February 15, 2009
2009 is the Year of the Ox according to the Chinese Astrology, but for the stock market participants, 2009 will be the Year of the Stock Trader. You are going to see some volatile days with very big news revolving around long term oil prices, viability of the United States stimulus package, increasing unemployment, California running out of money, and whether the housing market will ever bottom out.
My strategy this year will be taking positions in companies that are being oversold and doing it incrementally instead of “going all in” like they say in poker. If you normally invest in $3000 chunks, break that into $1500 chunks and reserve a bit of money in case that stock you love falls another 10% so you can cost average and spread around your funds to different sectors. 2008 showed us that no sector is immune to the slaughter in stock prices although some stocks only fell 40% compared to 80% from yearly highs.
With oil hitting $150/barrel and even though it’s sitting at barely 25% of that value, I am a big fan of energy and commodity stocks. Knowing how important natural gas, coal, solar, and petroleum will be through every developing nation, it’s a golden opportunity to take a position while these prices are so depressed.
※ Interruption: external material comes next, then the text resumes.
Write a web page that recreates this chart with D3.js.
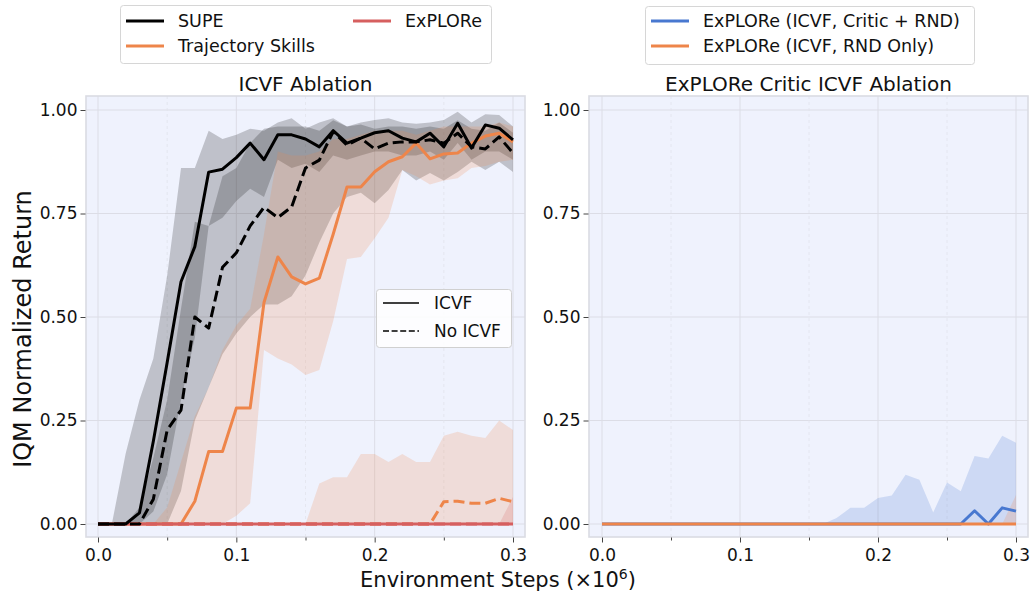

Banks and housing stocks will have many more tough times ahead of them and a lot of infrastructure stocks will follow the health of the economy. Most of the ten investments below are ones that I believe will have a better chance to go up than down in the next few months. If they do go down any further, just add more shares!
- Alcoa (AA)
- Procter & Gamble (PG)
- Wal Mart (WMT)
- Garmin (GRMN)
- Diamond Offshore Drilling (DO)
- Transocean (RIG)
- Devon Energy Corporation (DVN)
- Nabors Industries (NBR)
- General Electric (GE)
- Perdigao (PDA)
Most of these are large companies with none being small cap stocks. 6 of the 10 corporations have some kind of ties to the energy industry and all are well off their yearly highs. I threw in some Dow Industrial stocks too for some dividend plays that shouldn’t take too big of a hit if the market tanks any further. Take your 30% gains when they come and be a happy investor!!!
Disclosure: I have current ownership in Transocean.
August 28, 2007
As of August 27, 2007, oil has been trading at a relatively high price of about $72/barrel for reasons explained in my last energy article, but natural gas was only trading for $5.59/mmbtu. To read about how the natural gas industry works here in the US along with charts/graphs about the supply and demand of natural gas over the years, click here for an article entitled “Understanding Natural Gas Markets”. As you can see from this graph from Charles Augustine’s Understanding Gas Market’s article, natural gas spot prices have declined from high of $12/mmbtu at the end of 2005 to their current level in the mid $5 range. Seems like quite a reversal is such a short amount of time, and probably a good time to look for stocks oversold in the natural gas industry.
If you want to play the natural gas ticket while prices are relatively low, pay attention to Nabors Industries (NBR), the largest land based natural gas driller. Nabors was highlighted in an August 20 Barron’s article saying that there are many opportunities that exist from this highly profitable company with a forward PE of 7. Robert Marcin, the head of Defiance Asset Management in Conshohocken, Pa. states that “Nabors doesn’t need to hit the current 2008 consensus estimate of $4 a share for investors to do well. If Nabors makes $4, it’s a home-run stock. It could trade in the 50s. Even with $3 a share in earnings, Nabors could be a $40-to-$45 stock.” Nabors has over 600 land drilling rigs and has operations in the US, South America, Africa, the Middle East, Central America, and Canada. The natural gas industry will seek some short-term catalysts to help natural gas related companies and an improvement in the currently weak North American market, especially in Canada when in July it was reported that Canadian operations had its first major quarterly loss since the early ’90s.
If you’re looking for a producer of natural gas, Nabors would be the stock to look at, but if you believe in the pipeline business of petroleum and natural gas, then BJ Services Company (BJS) would be the stock to check out. BJ Services is near their two-year low and provide pressure pumping services for oil and natural gas companies. They help enhance the production of natural gas on land and offshore as well as maintain services to existing natural gas wells. BJS has a stimulation service that accounts for 69% of their 2006 pressure pumping revenue which uses different methods to deter any pipeline hindrances of the pathway of oil and natural gas.
Also if you look at the ratio of oil to natural gas over the last decade, it seems that oil trades at around a six times premium where the current commodity prices ($72 oil to $5.50 natural gas) stand at a 13:1 ratio. For the sake of Nabors and its competitors, hopefully natural gas prices should rebound to get closer to the six to seven times premium.